3. la chair est sérieuse, le sérieux fonction, la fonction est charnelle, l'honnêteté intellectuelle est donc en tant que sérieux de la vie, une fonction charnelle.


Je crois qu'il faut comprendre la pièce de cette manière : il est question de quelque chose de très sérieux (la vie des petites gens) présenté sous une forme provocatrice à l'humour féroce.


On pourrait dire de la langue de Schwab qu'elle est boursouflée. On pense évidemment à Antonin Artaud et à son théâtre de la cruauté, où il espère que la langue ferait chair et la chair langue. Il s'agit bien pour moi aussi de chercher une forme de théâtre qui passe par la langue et la chair. C'était aussi le projet de Schwab au théâtre, comme il le définit dans Enfin mort, enfin plus de souffle :
« Saftmann : Nous discutions de la possibilité de faire monter un truc théâtral de la cavité abdominale vers la tête.
Mademoiselle Krimhilde : Quoi, dans le ventre aussi un théâtre serait présent ? »


Ou comment faire passer le théâtre par le corps, et toujours avec humour (la naïveté de la réponse de Mademoiselle Krimhilde). Ici, il s'agit bien d'inverser la fonction vitale que nous évoquions précédemment : de la « merde » faire des aliments, du théâtre.
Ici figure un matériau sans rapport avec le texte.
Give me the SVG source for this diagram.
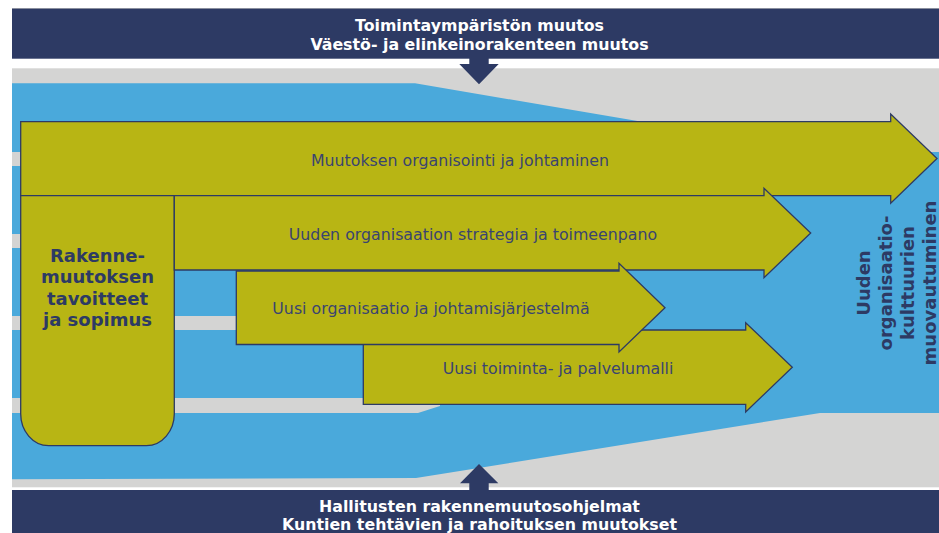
<svg xmlns="http://www.w3.org/2000/svg" width="939" height="533" viewBox="0 0 939 533">
<style>
.banner{fill:#2D3A64}
.btxt{font-family:"DejaVu Sans",Verdana,sans-serif;font-weight:bold;font-size:15.8px;fill:#FFFFFF;text-anchor:middle}
.arrow{fill:#B8B514;stroke:#2D3A64;stroke-width:1.3;stroke-linejoin:miter}
.lbl{font-family:"DejaVu Sans",Verdana,sans-serif;font-size:15.8px;fill:#3A4470;text-anchor:middle}
.big{font-family:"DejaVu Sans",Verdana,sans-serif;font-weight:bold;font-size:18px;fill:#2D3A64;text-anchor:middle}
.gray{fill:#D4D4D3}
.blue{fill:#4AA9DB}
.conn{fill:#2D3A64}
</style>
<rect x="0" y="0" width="939" height="533" fill="#FFFFFF"/>
<!-- background band -->
<rect class="gray" x="12" y="68.3" width="927" height="419"/>
<polygon class="blue" points="12,83.3 415,83.3 820,152 939,152 939,413 820,413 416,478 12,479.3"/>
<!-- gray stripes -->
<rect class="gray" x="12" y="152" width="60" height="14"/>
<rect class="gray" x="12" y="234" width="60" height="14"/>
<rect class="gray" x="12" y="316" width="260" height="14"/>
<polygon class="gray" points="12,398 440,398 440,406 418,413 12,413"/>
<!-- banners -->
<g id="banner-top">
<rect class="banner" x="12" y="8" width="927" height="50.7"/>
<rect x="12" y="8" width="927" height="1" fill="#8A8F9E"/>
<text class="btxt" x="479.5" y="31">Toimintaympäristön muutos</text>
<text class="btxt" x="479.5" y="49.5">Väestö- ja elinkeinorakenteen muutos</text>
</g>
<g id="banner-bottom">
<rect class="banner" x="12" y="490" width="927" height="43"/>
<text class="btxt" x="479.5" y="512">Hallitusten rakennemuutosohjelmat</text>
<text class="btxt" x="479.5" y="530">Kuntien tehtävien ja rahoituksen muutokset</text>
</g>
<g id="connectors">
<polygon class="conn" points="469.3,58 488.7,58 488.7,64 498.7,64 479,84.3 459.3,64 469.3,64"/>
<polygon class="conn" points="479,464 498.3,483.3 488.7,483.3 488.7,491 469.3,491 469.3,483.3 460,483.3"/>
</g>
<g id="arrow-muutoksen">
<path class="arrow" d="M20.7,121.7 H890.7 V114 L937,158.5 L890.7,203.3 V195.7 H20.7 Z"/>
<text class="lbl" x="460" y="165.5">Muutoksen organisointi ja johtaminen</text>
</g>
<g id="rakennemuutos">
<path class="arrow" d="M20.7,195.7 H174.3 V413 A28,32 0 0 1 146.3,445.7 H48.7 A28,32 0 0 1 20.7,413 Z"/>
<text class="big" x="97.5" y="261.5">Rakenne-<tspan x="97.5" dy="21.5">muutoksen</tspan><tspan x="97.5" dy="21.5">tavoitteet</tspan><tspan x="97.5" dy="21.5">ja sopimus</tspan></text>
</g>
<g id="arrow-strategia">
<path class="arrow" d="M174.3,195.7 H764 V188.3 L810.7,233 L764,277.7 V270 H174.3 Z"/>
<text class="lbl" x="473" y="240">Uuden organisaation strategia ja toimeenpano</text>
</g>
<g id="arrow-palvelumalli">
<path class="arrow" d="M363.3,330 H745.7 V322.7 L792.3,367.3 L745.7,412 V404.3 H363.3 Z"/>
<text class="lbl" x="558" y="374">Uusi toiminta- ja palvelumalli</text>
</g>
<g id="arrow-organisaatio">
<path class="arrow" d="M236.3,271 H619 V263.3 L665,307.7 L619,352 V344.5 H236.3 Z"/>
<text class="lbl" x="431" y="314">Uusi organisaatio ja johtamisjärjestelmä</text>
</g>
<g id="kulttuuri">
<text class="big" transform="translate(870,283) rotate(-90)" x="0" y="0">Uuden<tspan x="0" dy="22">organisaatio-</tspan><tspan x="0" dy="22">kulttuurien</tspan><tspan x="0" dy="22">muovautuminen</tspan></text>
</g>
</svg>
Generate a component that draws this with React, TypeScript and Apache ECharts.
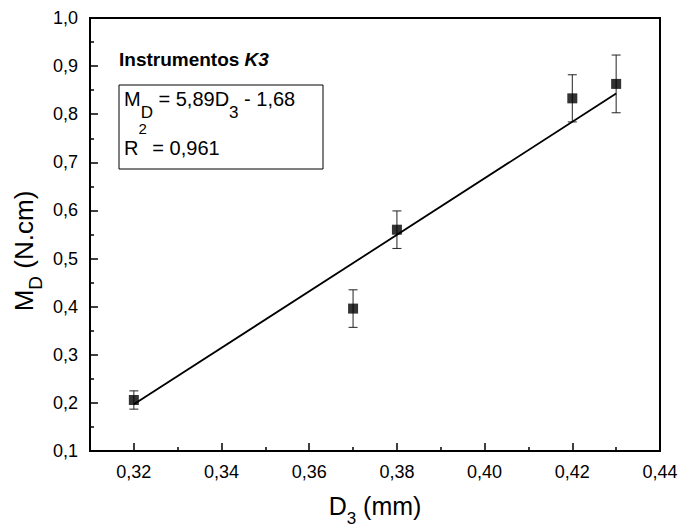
import React, { useEffect, useRef } from "react";
import * as echarts from "echarts";

// ---- data ----
const diameters = [0.32, 0.37, 0.38, 0.42, 0.43];
const torques = [0.206, 0.396, 0.56, 0.833, 0.863];
const torqueErrors = [0.019, 0.039, 0.039, 0.049, 0.06];
const fitX = [0.32, 0.43];
const fitY = [0.197, 0.843];
const xMajorTicks = [0.32, 0.34, 0.36, 0.38, 0.4, 0.42, 0.44];
const xMinorTicks = [0.33, 0.35, 0.37, 0.39, 0.41, 0.43];
const title = "Instrumentos ";
const titleItalic = "K3";
const eqSlope = "5,89";
const eqIntercept = "1,68";
const r2Value = "0,961";

const FONT = "'Liberation Sans', Arial, sans-serif";
const comma = (v: number, d: number) => v.toFixed(d).replace(".", ",");

export default function App() {
  const ref = useRef<HTMLDivElement>(null);
  useEffect(() => {
    if (!ref.current) return;
    const chart = echarts.init(ref.current, null, { renderer: "svg" });
    const scatterData = diameters.map((x, i) => [x, torques[i]]);
    const errData = diameters.map((x, i) => [x, torques[i] - torqueErrors[i], torques[i] + torqueErrors[i]]);
    const fitData = fitX.map((x, i) => [x, fitY[i]]);

    const xNameRich = {
      m: { fontSize: 25, lineHeight: 25, verticalAlign: "top", fontFamily: FONT, color: "#000" },
      s: { fontSize: 17, lineHeight: 34, verticalAlign: "bottom", fontFamily: FONT, color: "#000" },
    };

    const option: any = {
      animation: false,
      backgroundColor: "#fff",
      grid: {
        left: 90,
        right: 28,
        top: 18,
        bottom: 76,
        show: true,
        borderColor: "#000",
        borderWidth: 2,
        containLabel: false,
      },
      xAxis: [
        {
          type: "value",
          min: 0.31,
          max: 0.44,
          position: "bottom",
          splitLine: { show: false },
          axisLine: { show: true, lineStyle: { color: "#000", width: 2 } },
          axisTick: {
            show: true,
            inside: true,
            length: 8,
            customValues: xMajorTicks,
            lineStyle: { color: "#000", width: 1.5 },
          },
          axisLabel: {
            customValues: xMajorTicks,
            formatter: (v: number) => comma(v, 2),
            fontSize: 18,
            fontFamily: FONT,
            color: "#000",
            margin: 12,
          },
          name: "{m|D}{s|3}{m| (mm)}",
          nameLocation: "middle",
          nameGap: 42,
          nameTextStyle: { rich: xNameRich },
        },
        {
          type: "value",
          min: 0.31,
          max: 0.44,
          position: "bottom",
          splitLine: { show: false },
          axisLine: { show: false },
          axisTick: {
            show: true,
            inside: true,
            length: 4,
            customValues: xMinorTicks,
            lineStyle: { color: "#000", width: 1.5 },
          },
          axisLabel: { show: false },
        },
      ],
      yAxis: {
        type: "value",
        min: 0.1,
        max: 1.0,
        interval: 0.1,
        splitLine: { show: false },
        axisLine: { show: true, lineStyle: { color: "#000", width: 2 } },
        axisTick: { show: true, inside: true, length: 8, lineStyle: { color: "#000", width: 1.5 } },
        minorTick: { show: true, splitNumber: 2, length: 4, lineStyle: { color: "#000", width: 1.5 } },
        axisLabel: {
          formatter: (v: number) => comma(v, 1),
          fontSize: 18,
          fontFamily: FONT,
          color: "#000",
          margin: 12,
        },
      },
      series: [
        {
          type: "custom",
          xAxisIndex: 0,
          encode: { x: 0, y: [1, 2] },
          data: errData,
          z: 2,
          renderItem: (params: any, api: any) => {
            const x = api.value(0);
            const lo = api.coord([x, api.value(1)]);
            const hi = api.coord([x, api.value(2)]);
            const hw = 4.5;
            const st = { stroke: "#222", lineWidth: 1 };
            return {
              type: "group",
              children: [
                { type: "line", shape: { x1: lo[0], y1: lo[1], x2: hi[0], y2: hi[1] }, style: st },
                { type: "line", shape: { x1: lo[0] - hw, y1: lo[1], x2: lo[0] + hw, y2: lo[1] }, style: st },
                { type: "line", shape: { x1: hi[0] - hw, y1: hi[1], x2: hi[0] + hw, y2: hi[1] }, style: st },
              ],
            };
          },
        },
        {
          type: "line",
          xAxisIndex: 0,
          data: fitData,
          showSymbol: false,
          symbol: "none",
          lineStyle: { color: "#000", width: 1.8 },
          z: 3,
        },
        {
          type: "scatter",
          xAxisIndex: 0,
          data: scatterData,
          symbol: "rect",
          symbolSize: 10,
          itemStyle: { color: "#000" },
          z: 4,
        },
      ],
      graphic: [
        {
          type: "text",
          x: 11,
          y: 251,
          rotation: Math.PI / 2,
          style: {
            text: "{m|M}{s|D}{m| (N.cm)}",
            verticalAlign: "top",
            align: "center",
            rich: {
              m: { fontSize: 26, lineHeight: 26, verticalAlign: "top", fontFamily: FONT, fill: "#000" },
              s: { fontSize: 19, lineHeight: 34, verticalAlign: "bottom", fontFamily: FONT, fill: "#000" },
            },
          },
        },
        {
          type: "text",
          x: 119,
          y: 59,
          style: {
            text: `{b|${title}}{bi|${titleItalic}}`,
            verticalAlign: "middle",
            align: "left",
            rich: {
              b: { fontSize: 19, fontWeight: "bold", fontFamily: FONT, fill: "#000" },
              bi: { fontSize: 19, fontWeight: "bold", fontStyle: "italic", fontFamily: FONT, fill: "#000" },
            },
          },
        },
        {
          type: "rect",
          shape: { x: 119, y: 85, width: 204, height: 84 },
          style: { fill: "#fff", stroke: "#000", lineWidth: 1 },
        },
        {
          type: "text",
          x: 124,
          y: 89,
          style: {
            text: `{m|M}{s|D}{m| = ${eqSlope}D}{s|3}{m| - ${eqIntercept}}`,
            verticalAlign: "top",
            align: "left",
            rich: {
              m: { fontSize: 20, lineHeight: 20, verticalAlign: "top", fontFamily: FONT, fill: "#000" },
              s: { fontSize: 17, lineHeight: 32, verticalAlign: "bottom", fontFamily: FONT, fill: "#000" },
            },
          },
        },
        {
          type: "text",
          x: 124,
          y: 158,
          style: {
            text: `{m|R}{p|2}{m| = ${r2Value}}`,
            verticalAlign: "bottom",
            align: "left",
            rich: {
              m: { fontSize: 20, lineHeight: 20, verticalAlign: "bottom", fontFamily: FONT, fill: "#000" },
              p: { fontSize: 15, lineHeight: 37, verticalAlign: "top", fontFamily: FONT, fill: "#000" },
            },
          },
        },
      ],
    };
    chart.setOption(option);
    return () => chart.dispose();
  }, []);
  return <div ref={ref} style={{ width: 688, height: 532, position: "absolute", left: 0, top: 0 }} />;
}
Nous sommes dans une révolution copernicienne. Nous renvoyons le lecteur à la citation en exergue de ce dossier qui est aussi l'incipit des Présidentes. Le projet de Schwab est bien de dépasser la réduction de l'humain à son tube digestif, afin de produire autre chose que de la « merde ». Créer à partir de ce que l'on rejette habituellement, organiquement. On notera que Schwab travaillait, comme artiste plasticien, avec des matériaux périssables. Cette réflexion sur la création « par le bas » vaut de manière métaphorique : créer à partir de tout et de n'importe quoi. Mais cette remarque vaut aussi de manière littérale : créer avec des déchets, refaire un monde. Nous pensons ici à la toque en fourrure qu'Erna récupère dans une décharge, ou encore à la besogne de Mariedl, qui trouve « de l'or » dans les toilettes.


Je veux vraiment aborder les personnages par la langue, comme s'il s'agissait de théâtre classique. La langue en tant qu'effort pour reprendre les mots de Schwab. La langue en tant que poésie. La langue en tant qu'épiphanie des personnages. Les accessoires, les costumes, les silences devront s'imposer à travers la langue, à travers les méandres du schwabien, cette langue si particulière.


C'est pourquoi, de manière à circonscrire au mieux son écriture, le travail dramaturgique est concentré sur l'oeuvre de Schwab dans sa totalité, prose et oeuvres plastiques comprises. Notons que l'ensemble de son oeuvre n'est pas encore traduit.